Aslında, verilere bakıldığında, genel parti üyeliğinin sosyal bileşimi, 1988’den 2013’te çok az değişmiş. İşçiler 1988’de üyelerin %16’sıydı, 2013’te ancak kentleşme ve sanayileşme nedeniyle %30’u (resmi 2021 rakamı şu anda %34) oluşturuyordu. Büro çalışanları ve hükümet yetkililerini de eklediğimizde, bu üç grup 1988’de üyelerin %75’iydi ve 2013’te hala %70’ti. Ayrıca bir diğer dikkat çekici olan şey, doğrudan kapitalistlerin (işletme sahipleri vb.) payının 1988’de çok küçük olması ve 2013’te hala ÇKP üyelerinin sadece %3’ü olmasıdır.
Değişen şey, ‘elit’ parti üyelerinin sosyal bileşimidir. İşçiler ve hükümet yetkilileri, 1988’de bu üye tabakasının %72’sini oluşturuyordu; bu, bütün üyelikteki paylarından biraz farklıydı. Ancak 2013’te uzmanların ve burjuvaların payının %43’e çıkmasıyla bu pay %57’ye düştü. ‘Elit’ ÇKP üyeleri genellikle üniversite eğitimli uzmanlar ve hem devlet hem de özel şirketlerdeki yöneticilerdir.

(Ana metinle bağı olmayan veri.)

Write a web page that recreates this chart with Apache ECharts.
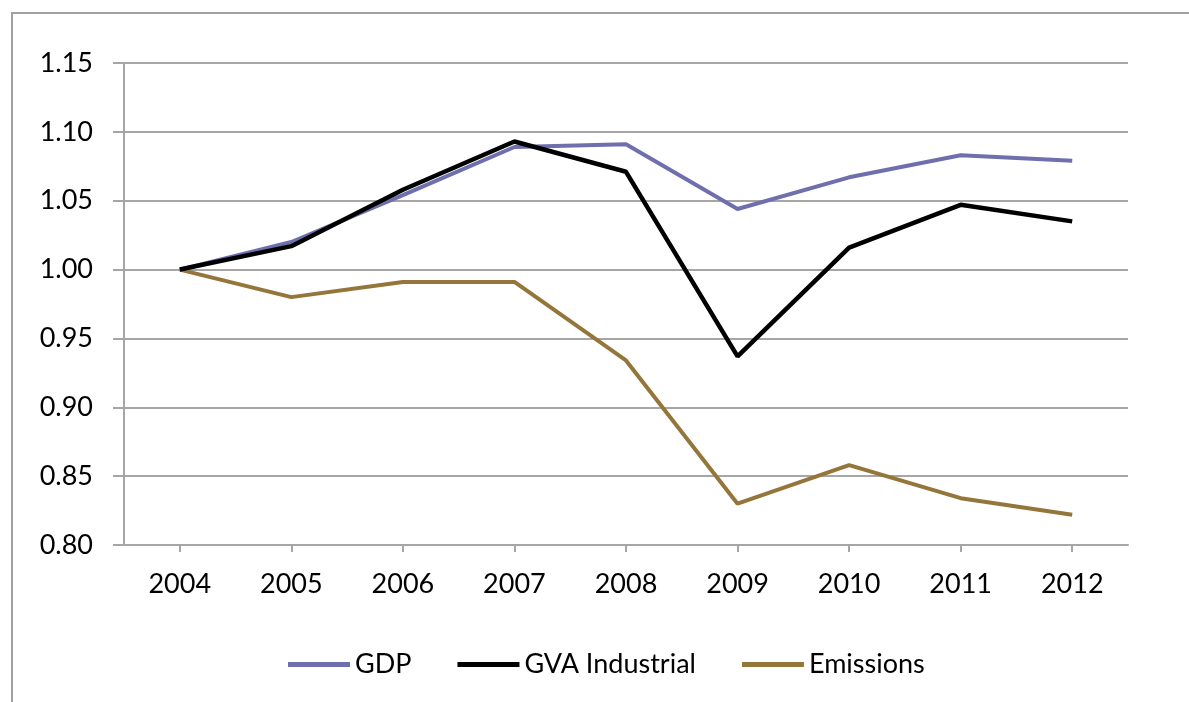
<!DOCTYPE html>
<html>
<head>
<meta charset="utf-8">
<script src="https://cdn.jsdelivr.net/npm/echarts@6/dist/echarts.min.js"></script>
<style>
  html, body { margin: 0; padding: 0; background: #fff; }
  #chart { width: 1189px; height: 702px; }
</style>
</head>
<body>
<div id="chart"></div>
<script>
// data (index, 2004 = 1.00)
var years = ['2004', '2005', '2006', '2007', '2008', '2009', '2010', '2011', '2012'];
var gdp = [1.000, 1.020, 1.054, 1.089, 1.091, 1.044, 1.067, 1.083, 1.079];
var gvaIndustrial = [1.000, 1.017, 1.058, 1.093, 1.071, 0.937, 1.016, 1.047, 1.035];
var emissions = [1.000, 0.980, 0.991, 0.991, 0.934, 0.830, 0.858, 0.834, 0.822];

var font = 'Lato, "Open Sans", sans-serif';
var gridColor = '#a6a6a6';

var mychart = echarts.init(document.getElementById('chart'));
var option = {
  animation: false,
  textStyle: { fontFamily: font },
  // outer frame of the chart
  graphic: [{
    type: 'rect',
    shape: { x: 12, y: 13, width: 1200, height: 720 },
    style: { fill: 'none', stroke: '#a0a0a0', lineWidth: 2 },
    silent: true
  }],
  grid: { left: 124, right: 61, top: 63, bottom: 157 },
  legend: {
    left: 283,
    top: 646,
    icon: 'rect',
    itemWidth: 62,
    itemHeight: 5,
    itemGap: 46,
    textStyle: { fontFamily: font, fontSize: 27, color: '#000' },
    data: ['GDP', 'GVA Industrial', 'Emissions']
  },
  xAxis: {
    type: 'category',
    data: years,
    boundaryGap: true,
    axisLine: { lineStyle: { color: gridColor, width: 2 } },
    axisTick: { show: true, alignWithLabel: true, length: 7, lineStyle: { color: gridColor, width: 2 } },
    axisLabel: { fontFamily: font, fontSize: 27, color: '#000', margin: 26 },
    splitLine: { show: false }
  },
  yAxis: {
    type: 'value',
    min: 0.8,
    max: 1.15,
    interval: 0.05,
    axisLine: { show: true, lineStyle: { color: gridColor, width: 2 } },
    axisTick: { show: true, length: 11, lineStyle: { color: gridColor, width: 2 } },
    axisLabel: {
      fontFamily: font, fontSize: 27, color: '#000', margin: 31,
      formatter: function (v) { return v.toFixed(2); }
    },
    splitLine: { show: true, lineStyle: { color: gridColor, width: 2 } }
  },
  series: [
    {
      name: 'GDP', type: 'line', data: gdp, symbol: 'none',
      lineStyle: { color: '#6f6fae', width: 4 }, itemStyle: { color: '#6f6fae' }, z: 3
    },
    {
      name: 'GVA Industrial', type: 'line', data: gvaIndustrial, symbol: 'none',
      lineStyle: { color: '#000000', width: 4.5 }, itemStyle: { color: '#000000' }, z: 4
    },
    {
      name: 'Emissions', type: 'line', data: emissions, symbol: 'none',
      lineStyle: { color: '#94763a', width: 4 }, itemStyle: { color: '#94763a' }, z: 2
    }
  ]
};
mychart.setOption(option);
</script>
</body>
</html>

Gerçekte, parti tabanının sosyal bileşimi ile partinin daha zengin üyeleri arasında giderek artan bir uyuşmazlık vardır.
Yazarlar bunu şöyle özetliyor: “Partinin çoğunluğu hale genel olarak “eski” sosyal gruplardan oluşuyorken, zirvesine giderek “yeni” sosyal gruplar hakim oluyor.” ÇKP, Çin nüfusuna (%18) kıyasla daha fazla uzman tabaka tarafından (%26) temsil edilmektedir. İşçiler şu anda Çin kentsel nüfusunun %50’sini oluştursa da ÇKP üyelerinin yalnızca %30’unu ve “elit” parti üyelerinin yalnızca %15’ini oluşturuyor.

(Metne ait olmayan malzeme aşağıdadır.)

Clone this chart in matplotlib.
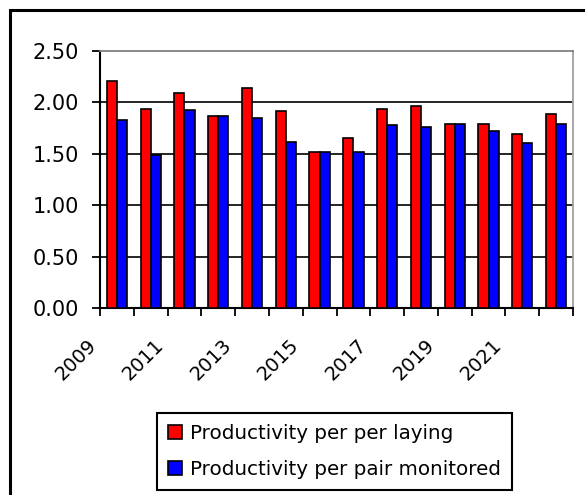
import matplotlib.pyplot as plt
import numpy as np
from matplotlib.patches import Rectangle

plt.rcParams["font.family"] = ["DejaVu Sans"]

years = [2009, 2010, 2011, 2012, 2013, 2014, 2015, 2016, 2017, 2018, 2019, 2020, 2021, 2022]
per_laying = [2.21, 1.94, 2.09, 1.87, 2.14, 1.92, 1.52, 1.65, 1.94, 1.96, 1.79, 1.79, 1.69, 1.89]
per_pair = [1.83, 1.49, 1.93, 1.87, 1.85, 1.61, 1.52, 1.52, 1.78, 1.76, 1.79, 1.72, 1.60, 1.79]
tick_years = [2009, 2011, 2013, 2015, 2017, 2019, 2021]

fig = plt.figure(figsize=(5.85, 4.95), dpi=100)
ax = fig.add_axes([0.171, 0.378, 0.8085, 0.519])

# outer chart frame
fig.patches.append(Rectangle((10 / 585, -0.02), 1.0, 1 - 10 / 495 + 0.02,
                             transform=fig.transFigure, fill=False,
                             edgecolor="black", linewidth=2.2))

x = np.arange(len(years))
w = 0.3
ax.bar(x - w / 2, per_laying, w, color="#FF0000", edgecolor="black", linewidth=1.2,
       label="Productivity per per laying", zorder=3)
ax.bar(x + w / 2, per_pair, w, color="#0000FF", edgecolor="black", linewidth=1.2,
       label="Productivity per pair monitored", zorder=3)

ax.set_xlim(-0.5, len(years) - 0.5)
ax.set_ylim(0, 2.5)
yt = np.arange(0, 2.51, 0.5)
ax.set_yticks(yt)
ax.set_yticklabels([f"{v:.2f}" for v in yt], fontsize=15)

# tick marks sit on category boundaries; every other boundary gets a year
bounds = np.arange(len(years) + 1) - 0.5
ax.set_xticks(bounds)
ax.set_xticklabels([str(years[0] + i) if (years[0] + i) in tick_years else "" for i in range(len(bounds))],
                   rotation=45, ha="right", va="top", fontsize=14)
ax.tick_params(axis="both", direction="out", length=6, width=1.3, color="black")
ax.tick_params(axis="x", pad=14)
ax.tick_params(axis="y", pad=9)

for v in [0.5, 1.0, 1.5, 2.0]:
    ax.axhline(v, color="black", linewidth=1.2, zorder=1)

ax.spines["left"].set_linewidth(1.5)
ax.spines["bottom"].set_linewidth(1.5)
ax.spines["top"].set_color("#808080")
ax.spines["right"].set_color("#A0A0A0")
ax.spines["top"].set_linewidth(1.3)
ax.spines["right"].set_linewidth(1.3)

leg = fig.legend(loc="center", bbox_to_anchor=(0.572, 0.088), fontsize=14.3,
                 frameon=True, fancybox=False, edgecolor="black", framealpha=1,
                 handlelength=0.7, handleheight=0.7, handletextpad=0.4,
                 labelspacing=0.85, borderpad=0.55, borderaxespad=0)
leg.get_frame().set_linewidth(1.5)

fig.savefig("out.png", dpi=100)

Ama bu, yazarların (Milanovic öncülüğünde) iddia ettiği gibi bir tür “politik kapitalizm” (bu ne anlama geliyorsa) mi? Veriler öyle demiyor. Birincisi, burjuvalar hala bütün ÇKP üyelerinin küçük bir katmanı (toplam üyeliğin sadece %3’ü). Bunun herhangi bir kapitalist partide de böyle olduğunu öne sürebilirsiniz. ABD Cumhuriyetçi Partisi veya İngiliz Muhafazakar Partisinin üyelerinin çoğunluğu, küçük ya da büyük kapitalistler değildir. Ama bahse girerim ki bu tür burjuva ve küçük-burjuva tabakaların oranı ÇKP’dekinden çok daha yüksektir. Ve bu özellikle ‘elit’ üyeler arasında geçerli. ÇKP’de parti seçkinlerinin bile sadece %5’i büsbütün kapitalisttir. İkincisi, çalışma, Çin kapitalist mi değil mi diye karar vermeye yarayacak olan Çin ekonomisinin ekonomik ve sosyal temellerini değil, ÇKP’nin sosyal bileşimini araştırmaktadır. Çin Komünist Partisi hiçbir zaman çoğunluğu işçilerden oluşan bir parti olarak başlamadı (çünkü 1921’de işçi sınıfı çok küçüktü). Ve demokratik bir parti değildir, tüm politikaları en tepede kararlaştırılmakta ve taban tarafından (en azından açık) muhalefet olmaksızın izlenmektedir. En tepedeki liderler her şeye karar verir. Bu demokratik bir işçi partisinin tanımı değildir. Ama ÇKP de 100 yılın ardından kapitalistlerin partisi değildir. Sosyal bileşiminde işçilerin, teknokratların ve hükümet yetkililerinin partisidir; ve bu onların ‘elit’lerini de içerir.
Gerçekte, 95 milyon üye ile ÇKP, devlet aygıtı ve devlet işletmeleri tamamen bütünleşmiştir ve Çin’in kontrolündedir. ÇKP herhangi bir kapitalist sınıf tarafından yönetilmemektedir. ÇKP üyelerinin çoğunluğu işçilerdir (kol işçisi, beyaz yakalı ve profesyonel), ancak onun ‘elit’ liderleri enternasyonal sosyalist değil milliyetçi bir ideolojiye sahiptir ve kapitalist sektörle bağlantıları vardır.